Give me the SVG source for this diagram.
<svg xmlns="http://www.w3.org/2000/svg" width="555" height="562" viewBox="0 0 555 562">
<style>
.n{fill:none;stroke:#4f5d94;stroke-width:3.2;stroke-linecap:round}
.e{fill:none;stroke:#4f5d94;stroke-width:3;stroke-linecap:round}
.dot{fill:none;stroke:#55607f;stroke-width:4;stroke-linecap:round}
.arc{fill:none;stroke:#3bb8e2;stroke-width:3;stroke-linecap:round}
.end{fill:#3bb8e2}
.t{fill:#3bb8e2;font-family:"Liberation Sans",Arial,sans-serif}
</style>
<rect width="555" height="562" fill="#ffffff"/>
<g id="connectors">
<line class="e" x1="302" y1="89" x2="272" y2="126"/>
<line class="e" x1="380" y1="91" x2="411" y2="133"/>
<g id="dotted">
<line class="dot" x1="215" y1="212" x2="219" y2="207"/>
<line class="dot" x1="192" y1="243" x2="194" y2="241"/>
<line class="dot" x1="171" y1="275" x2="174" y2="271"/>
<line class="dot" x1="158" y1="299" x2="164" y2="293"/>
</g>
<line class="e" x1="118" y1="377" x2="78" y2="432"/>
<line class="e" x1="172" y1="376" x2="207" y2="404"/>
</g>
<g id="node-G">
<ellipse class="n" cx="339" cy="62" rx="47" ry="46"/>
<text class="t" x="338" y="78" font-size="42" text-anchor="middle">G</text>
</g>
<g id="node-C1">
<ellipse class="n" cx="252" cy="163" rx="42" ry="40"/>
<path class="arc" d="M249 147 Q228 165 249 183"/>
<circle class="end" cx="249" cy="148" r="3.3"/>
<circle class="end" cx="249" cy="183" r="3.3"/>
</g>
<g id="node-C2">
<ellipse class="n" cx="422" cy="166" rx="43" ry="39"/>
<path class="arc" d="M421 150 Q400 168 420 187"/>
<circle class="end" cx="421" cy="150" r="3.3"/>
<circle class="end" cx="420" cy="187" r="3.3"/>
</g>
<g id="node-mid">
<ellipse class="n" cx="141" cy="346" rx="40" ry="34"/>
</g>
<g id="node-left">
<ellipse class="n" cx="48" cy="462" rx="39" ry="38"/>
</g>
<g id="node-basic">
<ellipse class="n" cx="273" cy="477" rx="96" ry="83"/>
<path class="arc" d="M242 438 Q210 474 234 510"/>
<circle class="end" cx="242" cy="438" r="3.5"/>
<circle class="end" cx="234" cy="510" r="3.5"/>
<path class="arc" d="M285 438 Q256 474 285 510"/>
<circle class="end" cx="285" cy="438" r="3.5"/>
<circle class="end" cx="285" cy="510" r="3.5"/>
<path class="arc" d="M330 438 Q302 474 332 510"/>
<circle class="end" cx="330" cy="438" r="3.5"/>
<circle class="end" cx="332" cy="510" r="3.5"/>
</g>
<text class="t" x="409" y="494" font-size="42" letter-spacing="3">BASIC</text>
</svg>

**Exercise description**: Retype all of the material, keeping each line exact.

**Answer to this task**:
Give me the SVG source for this diagram.
<svg xmlns="http://www.w3.org/2000/svg" width="555" height="562" viewBox="0 0 555 562">
<style>
.n{fill:none;stroke:#4f5d94;stroke-width:3.2;stroke-linecap:round}
.e{fill:none;stroke:#4f5d94;stroke-width:3;stroke-linecap:round}
.dot{fill:none;stroke:#55607f;stroke-width:4;stroke-linecap:round}
.arc{fill:none;stroke:#3bb8e2;stroke-width:3;stroke-linecap:round}
.end{fill:#3bb8e2}
.t{fill:#3bb8e2;font-family:"Liberation Sans",Arial,sans-serif}
</style>
<rect width="555" height="562" fill="#ffffff"/>
<g id="connectors">
<line class="e" x1="302" y1="89" x2="272" y2="126"/>
<line class="e" x1="380" y1="91" x2="411" y2="133"/>
<g id="dotted">
<line class="dot" x1="215" y1="212" x2="219" y2="207"/>
<line class="dot" x1="192" y1="243" x2="194" y2="241"/>
<line class="dot" x1="171" y1="275" x2="174" y2="271"/>
<line class="dot" x1="158" y1="299" x2="164" y2="293"/>
</g>
<line class="e" x1="118" y1="377" x2="78" y2="432"/>
<line class="e" x1="172" y1="376" x2="207" y2="404"/>
</g>
<g id="node-G">
<ellipse class="n" cx="339" cy="62" rx="47" ry="46"/>
<text class="t" x="338" y="78" font-size="42" text-anchor="middle">G</text>
</g>
<g id="node-C1">
<ellipse class="n" cx="252" cy="163" rx="42" ry="40"/>
<path class="arc" d="M249 147 Q228 165 249 183"/>
<circle class="end" cx="249" cy="148" r="3.3"/>
<circle class="end" cx="249" cy="183" r="3.3"/>
</g>
<g id="node-C2">
<ellipse class="n" cx="422" cy="166" rx="43" ry="39"/>
<path class="arc" d="M421 150 Q400 168 420 187"/>
<circle class="end" cx="421" cy="150" r="3.3"/>
<circle class="end" cx="420" cy="187" r="3.3"/>
</g>
<g id="node-mid">
<ellipse class="n" cx="141" cy="346" rx="40" ry="34"/>
</g>
<g id="node-left">
<ellipse class="n" cx="48" cy="462" rx="39" ry="38"/>
</g>
<g id="node-basic">
<ellipse class="n" cx="273" cy="477" rx="96" ry="83"/>
<path class="arc" d="M242 438 Q210 474 234 510"/>
<circle class="end" cx="242" cy="438" r="3.5"/>
<circle class="end" cx="234" cy="510" r="3.5"/>
<path class="arc" d="M285 438 Q256 474 285 510"/>
<circle class="end" cx="285" cy="438" r="3.5"/>
<circle class="end" cx="285" cy="510" r="3.5"/>
<path class="arc" d="M330 438 Q302 474 332 510"/>
<circle class="end" cx="330" cy="438" r="3.5"/>
<circle class="end" cx="332" cy="510" r="3.5"/>
</g>
<text class="t" x="409" y="494" font-size="42" letter-spacing="3">BASIC</text>
</svg>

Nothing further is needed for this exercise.